Language | Native | WebAssembly |
---|---|---|
Rust | arrow-udf | arrow-udf-wasm |
Python | arrow-udf-python | N/A |
JavaScript | arrow-udf-js | N/A |
You can integrate this library into your Rust project to quickly define and use custom functions.
Add the following lines to your Cargo.toml
:
[dependencies]
arrow-udf = "0.2"
Define your functions with the #[function]
macro:
use arrow_udf::function;
#[function("gcd(int, int) -> int", output = "eval_gcd")]

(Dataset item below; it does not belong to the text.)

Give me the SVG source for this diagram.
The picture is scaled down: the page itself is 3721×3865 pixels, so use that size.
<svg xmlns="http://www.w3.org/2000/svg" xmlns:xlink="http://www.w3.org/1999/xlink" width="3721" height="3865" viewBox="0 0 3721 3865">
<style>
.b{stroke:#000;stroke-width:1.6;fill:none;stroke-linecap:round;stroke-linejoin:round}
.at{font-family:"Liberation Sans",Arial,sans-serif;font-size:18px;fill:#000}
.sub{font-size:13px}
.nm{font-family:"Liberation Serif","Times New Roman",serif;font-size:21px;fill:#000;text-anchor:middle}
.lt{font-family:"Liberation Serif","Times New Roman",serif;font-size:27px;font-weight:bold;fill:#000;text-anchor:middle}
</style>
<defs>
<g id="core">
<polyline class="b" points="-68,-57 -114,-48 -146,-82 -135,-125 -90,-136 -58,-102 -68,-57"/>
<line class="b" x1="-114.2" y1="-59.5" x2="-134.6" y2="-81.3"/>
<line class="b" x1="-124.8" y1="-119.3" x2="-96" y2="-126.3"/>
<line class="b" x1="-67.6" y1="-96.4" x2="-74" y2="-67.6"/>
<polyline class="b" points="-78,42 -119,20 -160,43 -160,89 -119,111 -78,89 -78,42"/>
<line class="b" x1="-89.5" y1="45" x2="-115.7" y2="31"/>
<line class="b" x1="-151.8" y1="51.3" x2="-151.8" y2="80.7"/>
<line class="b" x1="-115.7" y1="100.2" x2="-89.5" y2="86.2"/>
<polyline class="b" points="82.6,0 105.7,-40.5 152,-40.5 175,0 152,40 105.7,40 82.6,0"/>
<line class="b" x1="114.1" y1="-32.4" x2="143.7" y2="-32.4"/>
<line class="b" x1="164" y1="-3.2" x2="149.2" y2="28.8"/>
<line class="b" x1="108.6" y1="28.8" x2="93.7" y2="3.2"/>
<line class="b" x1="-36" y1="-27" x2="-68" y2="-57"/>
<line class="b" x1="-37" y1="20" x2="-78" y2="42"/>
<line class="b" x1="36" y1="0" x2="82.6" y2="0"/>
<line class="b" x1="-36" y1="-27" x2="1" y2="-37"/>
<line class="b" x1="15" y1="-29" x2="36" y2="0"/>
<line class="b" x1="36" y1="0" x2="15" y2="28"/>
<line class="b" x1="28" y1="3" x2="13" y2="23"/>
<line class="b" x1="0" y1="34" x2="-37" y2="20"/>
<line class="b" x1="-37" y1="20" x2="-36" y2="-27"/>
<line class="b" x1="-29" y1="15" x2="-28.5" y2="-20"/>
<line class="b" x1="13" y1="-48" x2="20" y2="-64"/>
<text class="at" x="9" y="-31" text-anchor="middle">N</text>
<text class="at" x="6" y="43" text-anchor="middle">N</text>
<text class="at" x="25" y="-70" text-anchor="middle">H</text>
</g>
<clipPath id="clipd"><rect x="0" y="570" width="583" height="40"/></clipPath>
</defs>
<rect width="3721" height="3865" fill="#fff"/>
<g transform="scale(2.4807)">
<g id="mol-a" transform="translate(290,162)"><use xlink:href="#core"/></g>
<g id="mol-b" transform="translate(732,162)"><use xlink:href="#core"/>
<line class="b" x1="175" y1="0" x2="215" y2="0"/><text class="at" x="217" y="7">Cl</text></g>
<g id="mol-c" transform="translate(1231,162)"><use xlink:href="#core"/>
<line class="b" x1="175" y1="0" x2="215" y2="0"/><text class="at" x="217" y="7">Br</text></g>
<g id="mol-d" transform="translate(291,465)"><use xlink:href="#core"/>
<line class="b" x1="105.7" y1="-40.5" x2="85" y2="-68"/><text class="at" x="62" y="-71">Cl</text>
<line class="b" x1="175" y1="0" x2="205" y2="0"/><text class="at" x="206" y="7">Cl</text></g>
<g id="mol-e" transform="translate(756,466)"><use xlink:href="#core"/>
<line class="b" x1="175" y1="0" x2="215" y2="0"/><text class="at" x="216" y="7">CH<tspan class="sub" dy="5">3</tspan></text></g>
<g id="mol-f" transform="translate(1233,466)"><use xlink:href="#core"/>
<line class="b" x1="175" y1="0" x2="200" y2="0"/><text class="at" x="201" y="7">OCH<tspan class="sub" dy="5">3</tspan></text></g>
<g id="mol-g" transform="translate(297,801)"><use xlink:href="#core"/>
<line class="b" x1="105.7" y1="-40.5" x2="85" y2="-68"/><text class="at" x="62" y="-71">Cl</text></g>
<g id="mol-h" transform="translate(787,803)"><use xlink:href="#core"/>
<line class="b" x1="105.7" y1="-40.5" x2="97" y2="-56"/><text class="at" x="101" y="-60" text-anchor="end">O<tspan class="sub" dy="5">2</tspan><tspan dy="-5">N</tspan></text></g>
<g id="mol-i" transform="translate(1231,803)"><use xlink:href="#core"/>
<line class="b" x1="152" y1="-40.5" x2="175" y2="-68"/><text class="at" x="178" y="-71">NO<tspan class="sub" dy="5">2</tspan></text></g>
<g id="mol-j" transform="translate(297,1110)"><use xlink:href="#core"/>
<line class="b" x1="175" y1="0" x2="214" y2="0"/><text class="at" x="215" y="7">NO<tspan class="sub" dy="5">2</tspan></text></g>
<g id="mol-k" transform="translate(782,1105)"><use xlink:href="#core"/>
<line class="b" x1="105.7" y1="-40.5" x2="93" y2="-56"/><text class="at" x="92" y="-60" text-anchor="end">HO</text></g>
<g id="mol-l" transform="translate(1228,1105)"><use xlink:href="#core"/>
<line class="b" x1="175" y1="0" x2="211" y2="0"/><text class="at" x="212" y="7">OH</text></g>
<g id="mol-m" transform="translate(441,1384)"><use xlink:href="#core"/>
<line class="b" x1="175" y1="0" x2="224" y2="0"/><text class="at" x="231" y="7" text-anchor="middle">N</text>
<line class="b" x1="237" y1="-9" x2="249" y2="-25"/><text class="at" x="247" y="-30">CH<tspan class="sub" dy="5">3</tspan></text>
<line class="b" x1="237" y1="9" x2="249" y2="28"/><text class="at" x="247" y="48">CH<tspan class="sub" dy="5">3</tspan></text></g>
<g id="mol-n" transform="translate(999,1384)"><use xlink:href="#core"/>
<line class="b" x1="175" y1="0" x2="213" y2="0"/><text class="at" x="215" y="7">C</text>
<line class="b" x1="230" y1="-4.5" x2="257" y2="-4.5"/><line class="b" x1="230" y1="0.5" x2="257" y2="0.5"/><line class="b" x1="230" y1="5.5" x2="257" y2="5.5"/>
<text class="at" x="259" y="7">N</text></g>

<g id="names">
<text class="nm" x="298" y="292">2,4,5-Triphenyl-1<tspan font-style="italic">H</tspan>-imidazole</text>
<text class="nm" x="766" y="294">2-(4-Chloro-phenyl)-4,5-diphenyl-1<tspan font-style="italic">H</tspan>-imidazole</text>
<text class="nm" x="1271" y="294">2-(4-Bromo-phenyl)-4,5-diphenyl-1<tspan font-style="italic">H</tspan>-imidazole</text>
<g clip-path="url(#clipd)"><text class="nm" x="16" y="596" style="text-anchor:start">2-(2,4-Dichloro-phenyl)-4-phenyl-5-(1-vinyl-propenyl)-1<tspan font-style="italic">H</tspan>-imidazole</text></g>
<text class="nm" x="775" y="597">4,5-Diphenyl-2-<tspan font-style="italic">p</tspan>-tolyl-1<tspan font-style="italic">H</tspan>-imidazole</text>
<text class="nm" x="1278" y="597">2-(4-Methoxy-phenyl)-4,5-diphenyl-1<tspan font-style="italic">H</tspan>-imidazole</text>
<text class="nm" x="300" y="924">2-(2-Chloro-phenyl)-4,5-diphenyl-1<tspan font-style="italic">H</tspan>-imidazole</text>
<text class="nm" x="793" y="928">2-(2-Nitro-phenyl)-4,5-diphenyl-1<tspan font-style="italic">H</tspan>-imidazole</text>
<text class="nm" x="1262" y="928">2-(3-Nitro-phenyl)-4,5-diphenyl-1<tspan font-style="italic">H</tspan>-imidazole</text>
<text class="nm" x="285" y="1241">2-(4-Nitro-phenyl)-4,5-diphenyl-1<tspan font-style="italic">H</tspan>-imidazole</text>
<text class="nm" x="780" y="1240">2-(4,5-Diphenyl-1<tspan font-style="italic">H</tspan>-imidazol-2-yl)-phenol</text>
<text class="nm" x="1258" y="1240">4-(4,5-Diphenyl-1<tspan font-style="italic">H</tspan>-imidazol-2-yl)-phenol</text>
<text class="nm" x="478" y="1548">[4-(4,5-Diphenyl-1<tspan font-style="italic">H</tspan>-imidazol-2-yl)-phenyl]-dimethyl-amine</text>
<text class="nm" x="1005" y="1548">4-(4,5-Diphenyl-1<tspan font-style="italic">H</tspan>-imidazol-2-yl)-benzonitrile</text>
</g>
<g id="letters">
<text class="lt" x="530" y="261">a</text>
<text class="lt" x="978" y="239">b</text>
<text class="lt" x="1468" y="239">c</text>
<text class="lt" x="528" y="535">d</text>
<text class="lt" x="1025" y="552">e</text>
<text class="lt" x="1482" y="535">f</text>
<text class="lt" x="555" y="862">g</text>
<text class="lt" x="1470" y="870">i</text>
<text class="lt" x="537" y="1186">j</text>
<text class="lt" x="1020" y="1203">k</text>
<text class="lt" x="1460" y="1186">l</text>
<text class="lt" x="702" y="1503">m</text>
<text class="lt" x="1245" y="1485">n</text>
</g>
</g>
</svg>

fn gcd(mut a: i32, mut b: i32) -> i32 {
while b != 0 {
(a, b) = (b, a % b);
}
a
}
The macro will generate a function that takes a RecordBatch
as input and returns a RecordBatch
as output.
The function can be named with the optional output
parameter.
If not specified, it will be named arbitrarily like gcd_int4_int4_int4_eval
.
You can then call the generated function on a RecordBatch
:
let input: RecordBatch = ...;
let output: RecordBatch = eval_gcd(&input).unwrap();
If you print the input and output batch, it will be like this:
input output
+----+----+-----+
| a | b | gcd |
+----+----+-----+
| 15 | 25 | 5 |
| | 1 | |
+----+----+-----+
See arrow-udf
for more details.
We have benchmarked the performance of function calls in different environments. You can run the benchmarks with the following command:
cargo bench --bench wasm
Performance comparison of calling gcd
on a chunk of 1024 rows:
gcd/native 1.4476 µs x1
gcd/wasm 16.006 µs x11
gcd/js 82.103 µs x57
gcd/python 122.52 µs x85